** Aim of the exercise **
Write out each line that follows exactly as it stands, without the pictures.

**********

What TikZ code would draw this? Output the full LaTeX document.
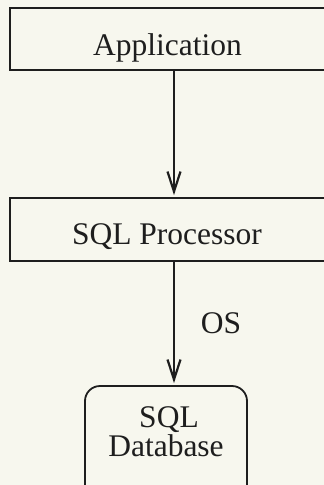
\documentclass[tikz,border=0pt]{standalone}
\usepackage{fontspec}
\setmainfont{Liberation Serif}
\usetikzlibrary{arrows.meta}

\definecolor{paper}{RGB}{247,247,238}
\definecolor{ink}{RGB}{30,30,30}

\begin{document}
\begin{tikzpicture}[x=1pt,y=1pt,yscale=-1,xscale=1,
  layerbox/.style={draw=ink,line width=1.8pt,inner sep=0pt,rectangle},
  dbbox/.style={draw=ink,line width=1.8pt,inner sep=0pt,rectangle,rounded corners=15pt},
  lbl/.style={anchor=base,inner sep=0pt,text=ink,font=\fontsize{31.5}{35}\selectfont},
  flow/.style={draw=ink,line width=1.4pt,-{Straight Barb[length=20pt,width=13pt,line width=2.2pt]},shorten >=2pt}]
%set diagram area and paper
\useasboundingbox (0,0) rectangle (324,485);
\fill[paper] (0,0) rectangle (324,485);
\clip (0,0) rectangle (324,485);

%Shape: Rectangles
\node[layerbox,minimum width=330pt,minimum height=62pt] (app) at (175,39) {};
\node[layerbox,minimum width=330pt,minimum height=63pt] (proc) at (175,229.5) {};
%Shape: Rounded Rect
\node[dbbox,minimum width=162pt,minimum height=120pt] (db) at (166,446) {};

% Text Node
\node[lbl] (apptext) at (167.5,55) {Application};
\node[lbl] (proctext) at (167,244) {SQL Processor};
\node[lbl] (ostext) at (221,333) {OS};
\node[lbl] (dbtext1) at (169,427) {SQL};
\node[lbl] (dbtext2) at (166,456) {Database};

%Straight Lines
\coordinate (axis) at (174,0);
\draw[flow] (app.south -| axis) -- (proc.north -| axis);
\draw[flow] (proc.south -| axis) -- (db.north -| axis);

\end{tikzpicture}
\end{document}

**********

** The completed task **
What TikZ code would draw this? Output the full LaTeX document.
\documentclass[tikz,border=0pt]{standalone}
\usepackage{fontspec}
\setmainfont{Liberation Serif}
\usetikzlibrary{arrows.meta}

\definecolor{paper}{RGB}{247,247,238}
\definecolor{ink}{RGB}{30,30,30}

\begin{document}
\begin{tikzpicture}[x=1pt,y=1pt,yscale=-1,xscale=1,
  layerbox/.style={draw=ink,line width=1.8pt,inner sep=0pt,rectangle},
  dbbox/.style={draw=ink,line width=1.8pt,inner sep=0pt,rectangle,rounded corners=15pt},
  lbl/.style={anchor=base,inner sep=0pt,text=ink,font=\fontsize{31.5}{35}\selectfont},
  flow/.style={draw=ink,line width=1.4pt,-{Straight Barb[length=20pt,width=13pt,line width=2.2pt]},shorten >=2pt}]
%set diagram area and paper
\useasboundingbox (0,0) rectangle (324,485);
\fill[paper] (0,0) rectangle (324,485);
\clip (0,0) rectangle (324,485);

%Shape: Rectangles
\node[layerbox,minimum width=330pt,minimum height=62pt] (app) at (175,39) {};
\node[layerbox,minimum width=330pt,minimum height=63pt] (proc) at (175,229.5) {};
%Shape: Rounded Rect
\node[dbbox,minimum width=162pt,minimum height=120pt] (db) at (166,446) {};

% Text Node
\node[lbl] (apptext) at (167.5,55) {Application};
\node[lbl] (proctext) at (167,244) {SQL Processor};
\node[lbl] (ostext) at (221,333) {OS};
\node[lbl] (dbtext1) at (169,427) {SQL};
\node[lbl] (dbtext2) at (166,456) {Database};

%Straight Lines
\coordinate (axis) at (174,0);
\draw[flow] (app.south -| axis) -- (proc.north -| axis);
\draw[flow] (proc.south -| axis) -- (db.north -| axis);

\end{tikzpicture}
\end{document}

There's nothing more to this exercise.